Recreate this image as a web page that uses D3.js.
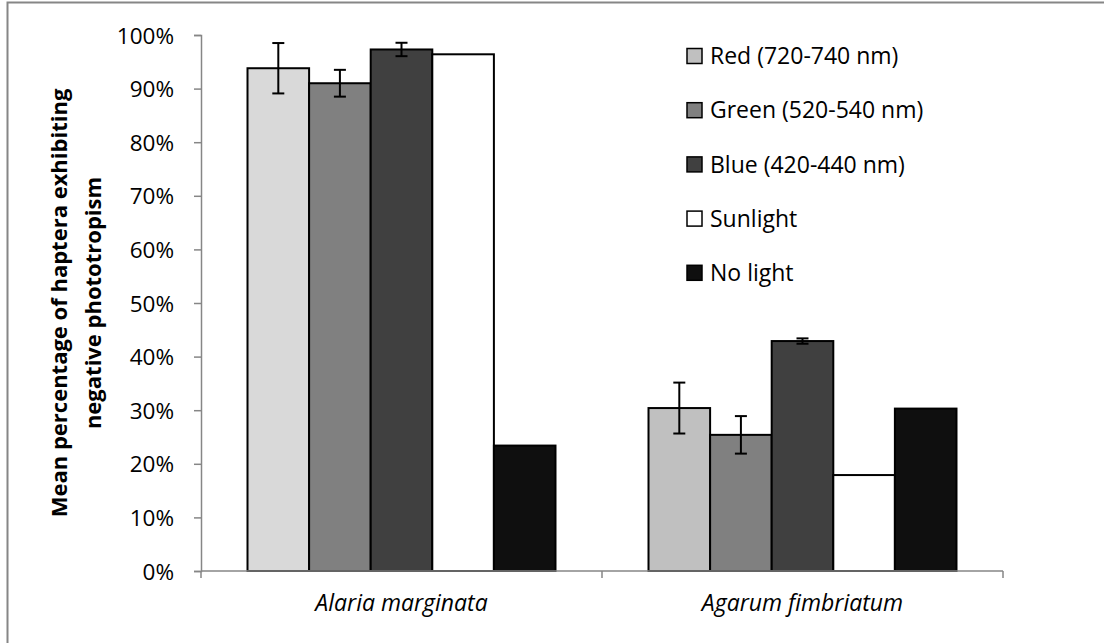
<!DOCTYPE html>
<html>
<head>
<meta charset="utf-8">
<script src="https://cdn.jsdelivr.net/npm/d3@7"></script>
<style>
  body { margin: 0; background: #fff; }
  svg text { font-family: "Open Sans", Lato, sans-serif; fill: #000; }
</style>
</head>
<body>
<div id="chart"></div>
<script>
// values (percent)
const categories = ["Alaria marginata", "Agarum fimbriatum"]
const series = ["Red (720-740 nm)", "Green (520-540 nm)", "Blue (420-440 nm)", "Sunlight", "No light"]
const alariaMeans = [93.8, 91.0, 97.3, 96.4, 23.4]
const alariaErrors = [4.7, 2.5, 1.25, null, null]
const agarumMeans = [30.4, 25.4, 42.9, 17.9, 30.3]
const agarumErrors = [4.75, 3.5, 0.5, null, null]
const yTicks = [0, 10, 20, 30, 40, 50, 60, 70, 80, 90, 100]

const seriesColors = ["#c0c0c0", "#808080", "#404040", "#ffffff", "#0f0f0f"]
// the Alaria red bar is a lighter grey than the rest of its series
const alariaColors = ["#d9d9d9", "#808080", "#404040", "#ffffff", "#0f0f0f"]

const width = 1104, height = 643
const axisColor = "#868686"

const rows = [
  { cat: categories[0], means: alariaMeans, errs: alariaErrors, colors: alariaColors },
  { cat: categories[1], means: agarumMeans, errs: agarumErrors, colors: seriesColors }
]

const svg = d3.select("#chart").append("svg")
  .attr("width", width)
  .attr("height", height)

// chart area border (right/bottom edges fall outside the picture)
svg.append("rect")
  .attr("x", 7.5).attr("y", 2.5)
  .attr("width", 1110).attr("height", 660)
  .attr("fill", "none")
  .attr("stroke", axisColor)
  .attr("stroke-width", 2)

const y = d3.scaleLinear().domain([0, 100]).range([571, 35])
const x0 = d3.scaleBand().domain(categories).range([201, 1003]).paddingInner(0).paddingOuter(0)
const x1 = d3.scaleBand().domain(series).range([0, x0.bandwidth()]).paddingInner(0).paddingOuter(0.755)

// y axis
const yAxis = svg.append("g")
  .attr("transform", "translate(201,0)")
  .call(d3.axisLeft(y).tickValues(yTicks).tickFormat(d => d + "%").tickSize(7).tickPadding(20))
yAxis.select(".domain").attr("stroke", axisColor).attr("stroke-width", 1.5)
yAxis.selectAll(".tick line").attr("stroke", axisColor).attr("stroke-width", 1.5)
yAxis.selectAll(".tick text")
  .attr("font-size", 22.5)
  .attr("font-family", "Open Sans")
  .attr("fill", "#000")
  .attr("dy", "0.36em")

// bars
const groups = svg.selectAll(".grp")
  .data(rows)
  .enter().append("g")
  .attr("class", "grp")
  .attr("transform", d => "translate(" + x0(d.cat) + ",0)")

groups.selectAll("rect")
  .data(d => series.map((s, i) => ({ s: s, v: d.means[i], e: d.errs[i], c: d.colors[i] })))
  .enter().append("rect")
  .attr("x", d => x1(d.s))
  .attr("y", d => y(d.v))
  .attr("width", x1.bandwidth())
  .attr("height", d => y(0) - y(d.v))
  .attr("fill", d => d.c)
  .attr("stroke", "#000")
  .attr("stroke-width", 2)

// error bars
const errs = groups.selectAll(".err")
  .data(d => series.map((s, i) => ({ s: s, v: d.means[i], e: d.errs[i] })).filter(d => d.e != null))
  .enter().append("g")
  .attr("class", "err")
  .attr("stroke", "#000")
  .attr("stroke-width", 2)
errs.append("line")
  .attr("x1", d => x1(d.s) + x1.bandwidth() / 2)
  .attr("x2", d => x1(d.s) + x1.bandwidth() / 2)
  .attr("y1", d => y(d.v + d.e))
  .attr("y2", d => y(d.v - d.e))
errs.selectAll(".cap")
  .data(d => [d.v + d.e, d.v - d.e].map(v => ({ s: d.s, v: v })))
  .enter().append("line")
  .attr("x1", d => x1(d.s) + x1.bandwidth() / 2 - 6)
  .attr("x2", d => x1(d.s) + x1.bandwidth() / 2 + 6)
  .attr("y1", d => y(d.v))
  .attr("y2", d => y(d.v))

// x axis
const xAxis = svg.append("g")
  .attr("transform", "translate(0," + y(0) + ")")
xAxis.append("line")
  .attr("x1", 201).attr("x2", 1003)
  .attr("stroke", axisColor).attr("stroke-width", 1.5)
const edges = [x0.range()[0]].concat(categories.map(c => x0(c) + x0.bandwidth()))
xAxis.selectAll(".edge")
  .data(edges)
  .enter().append("line")
  .attr("x1", d => d).attr("x2", d => d)
  .attr("y1", 0).attr("y2", 7)
  .attr("stroke", axisColor).attr("stroke-width", 1.5)
xAxis.selectAll(".lbl")
  .data(categories)
  .enter().append("text")
  .attr("x", d => x0(d) + x0.bandwidth() / 2)
  .attr("y", 40)
  .attr("text-anchor", "middle")
  .attr("font-size", 23)
  .attr("font-style", "italic")
  .text(d => d)

// y axis title
const yTitle = svg.append("text")
  .attr("transform", "translate(0," + (y(0) + y(100)) / 2 + ") rotate(-90)")
  .attr("text-anchor", "middle")
  .attr("font-size", 22)
  .attr("font-weight", "bold")
yTitle.append("tspan").attr("x", 0).attr("y", 67).text("Mean percentage of haptera exhibiting")
yTitle.append("tspan").attr("x", 0).attr("y", 101).text("negative phototropism")

// legend
const legend = svg.selectAll(".leg")
  .data(series)
  .enter().append("g")
  .attr("class", "leg")
  .attr("transform", (d, i) => "translate(687," + (56 + i * 54.2) + ")")
legend.append("rect")
  .attr("x", 0).attr("y", -7.5)
  .attr("width", 15).attr("height", 15)
  .attr("fill", (d, i) => seriesColors[i])
  .attr("stroke", "#000")
  .attr("stroke-width", 1.5)
legend.append("text")
  .attr("x", 23)
  .attr("y", 0)
  .attr("dy", "0.36em")
  .attr("font-size", 23)
  .text(d => d)
</script>
</body>
</html>
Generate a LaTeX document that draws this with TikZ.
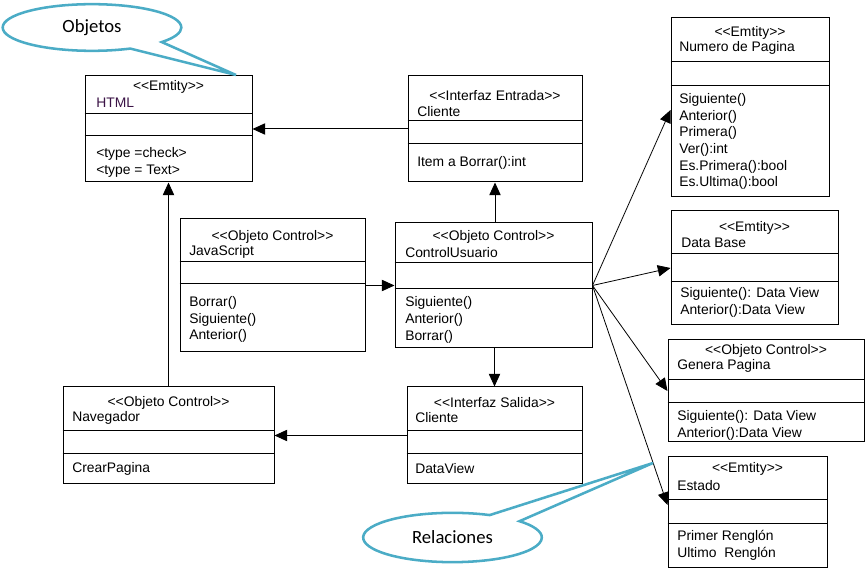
● ● ● ● ●
#### [Stated goal]
All of the records need repeating exactly, except for the pictures.

#### [The answer]
Recreate this image as a web page that uses D3.js.
<!DOCTYPE html>
<html>
<head>
<meta charset="utf-8">
<script src="https://cdn.jsdelivr.net/npm/d3@7"></script>
<style>
  body { margin: 0; background: #fff; }
  svg text { font-family: "Open Sans", Lato, sans-serif; fill: #000; }
</style>
</head>
<body>
<div id="chart"></div>
<script>
// values (percent)
const categories = ["Alaria marginata", "Agarum fimbriatum"]
const series = ["Red (720-740 nm)", "Green (520-540 nm)", "Blue (420-440 nm)", "Sunlight", "No light"]
const alariaMeans = [93.8, 91.0, 97.3, 96.4, 23.4]
const alariaErrors = [4.7, 2.5, 1.25, null, null]
const agarumMeans = [30.4, 25.4, 42.9, 17.9, 30.3]
const agarumErrors = [4.75, 3.5, 0.5, null, null]
const yTicks = [0, 10, 20, 30, 40, 50, 60, 70, 80, 90, 100]

const seriesColors = ["#c0c0c0", "#808080", "#404040", "#ffffff", "#0f0f0f"]
// the Alaria red bar is a lighter grey than the rest of its series
const alariaColors = ["#d9d9d9", "#808080", "#404040", "#ffffff", "#0f0f0f"]

const width = 1104, height = 643
const axisColor = "#868686"

const rows = [
  { cat: categories[0], means: alariaMeans, errs: alariaErrors, colors: alariaColors },
  { cat: categories[1], means: agarumMeans, errs: agarumErrors, colors: seriesColors }
]

const svg = d3.select("#chart").append("svg")
  .attr("width", width)
  .attr("height", height)

// chart area border (right/bottom edges fall outside the picture)
svg.append("rect")
  .attr("x", 7.5).attr("y", 2.5)
  .attr("width", 1110).attr("height", 660)
  .attr("fill", "none")
  .attr("stroke", axisColor)
  .attr("stroke-width", 2)

const y = d3.scaleLinear().domain([0, 100]).range([571, 35])
const x0 = d3.scaleBand().domain(categories).range([201, 1003]).paddingInner(0).paddingOuter(0)
const x1 = d3.scaleBand().domain(series).range([0, x0.bandwidth()]).paddingInner(0).paddingOuter(0.755)

// y axis
const yAxis = svg.append("g")
  .attr("transform", "translate(201,0)")
  .call(d3.axisLeft(y).tickValues(yTicks).tickFormat(d => d + "%").tickSize(7).tickPadding(20))
yAxis.select(".domain").attr("stroke", axisColor).attr("stroke-width", 1.5)
yAxis.selectAll(".tick line").attr("stroke", axisColor).attr("stroke-width", 1.5)
yAxis.selectAll(".tick text")
  .attr("font-size", 22.5)
  .attr("font-family", "Open Sans")
  .attr("fill", "#000")
  .attr("dy", "0.36em")

// bars
const groups = svg.selectAll(".grp")
  .data(rows)
  .enter().append("g")
  .attr("class", "grp")
  .attr("transform", d => "translate(" + x0(d.cat) + ",0)")

groups.selectAll("rect")
  .data(d => series.map((s, i) => ({ s: s, v: d.means[i], e: d.errs[i], c: d.colors[i] })))
  .enter().append("rect")
  .attr("x", d => x1(d.s))
  .attr("y", d => y(d.v))
  .attr("width", x1.bandwidth())
  .attr("height", d => y(0) - y(d.v))
  .attr("fill", d => d.c)
  .attr("stroke", "#000")
  .attr("stroke-width", 2)

// error bars
const errs = groups.selectAll(".err")
  .data(d => series.map((s, i) => ({ s: s, v: d.means[i], e: d.errs[i] })).filter(d => d.e != null))
  .enter().append("g")
  .attr("class", "err")
  .attr("stroke", "#000")
  .attr("stroke-width", 2)
errs.append("line")
  .attr("x1", d => x1(d.s) + x1.bandwidth() / 2)
  .attr("x2", d => x1(d.s) + x1.bandwidth() / 2)
  .attr("y1", d => y(d.v + d.e))
  .attr("y2", d => y(d.v - d.e))
errs.selectAll(".cap")
  .data(d => [d.v + d.e, d.v - d.e].map(v => ({ s: d.s, v: v })))
  .enter().append("line")
  .attr("x1", d => x1(d.s) + x1.bandwidth() / 2 - 6)
  .attr("x2", d => x1(d.s) + x1.bandwidth() / 2 + 6)
  .attr("y1", d => y(d.v))
  .attr("y2", d => y(d.v))

// x axis
const xAxis = svg.append("g")
  .attr("transform", "translate(0," + y(0) + ")")
xAxis.append("line")
  .attr("x1", 201).attr("x2", 1003)
  .attr("stroke", axisColor).attr("stroke-width", 1.5)
const edges = [x0.range()[0]].concat(categories.map(c => x0(c) + x0.bandwidth()))
xAxis.selectAll(".edge")
  .data(edges)
  .enter().append("line")
  .attr("x1", d => d).attr("x2", d => d)
  .attr("y1", 0).attr("y2", 7)
  .attr("stroke", axisColor).attr("stroke-width", 1.5)
xAxis.selectAll(".lbl")
  .data(categories)
  .enter().append("text")
  .attr("x", d => x0(d) + x0.bandwidth() / 2)
  .attr("y", 40)
  .attr("text-anchor", "middle")
  .attr("font-size", 23)
  .attr("font-style", "italic")
  .text(d => d)

// y axis title
const yTitle = svg.append("text")
  .attr("transform", "translate(0," + (y(0) + y(100)) / 2 + ") rotate(-90)")
  .attr("text-anchor", "middle")
  .attr("font-size", 22)
  .attr("font-weight", "bold")
yTitle.append("tspan").attr("x", 0).attr("y", 67).text("Mean percentage of haptera exhibiting")
yTitle.append("tspan").attr("x", 0).attr("y", 101).text("negative phototropism")

// legend
const legend = svg.selectAll(".leg")
  .data(series)
  .enter().append("g")
  .attr("class", "leg")
  .attr("transform", (d, i) => "translate(687," + (56 + i * 54.2) + ")")
legend.append("rect")
  .attr("x", 0).attr("y", -7.5)
  .attr("width", 15).attr("height", 15)
  .attr("fill", (d, i) => seriesColors[i])
  .attr("stroke", "#000")
  .attr("stroke-width", 1.5)
legend.append("text")
  .attr("x", 23)
  .attr("y", 0)
  .attr("dy", "0.36em")
  .attr("font-size", 23)
  .text(d => d)
</script>
</body>
</html>
Generate a LaTeX document that draws this with TikZ.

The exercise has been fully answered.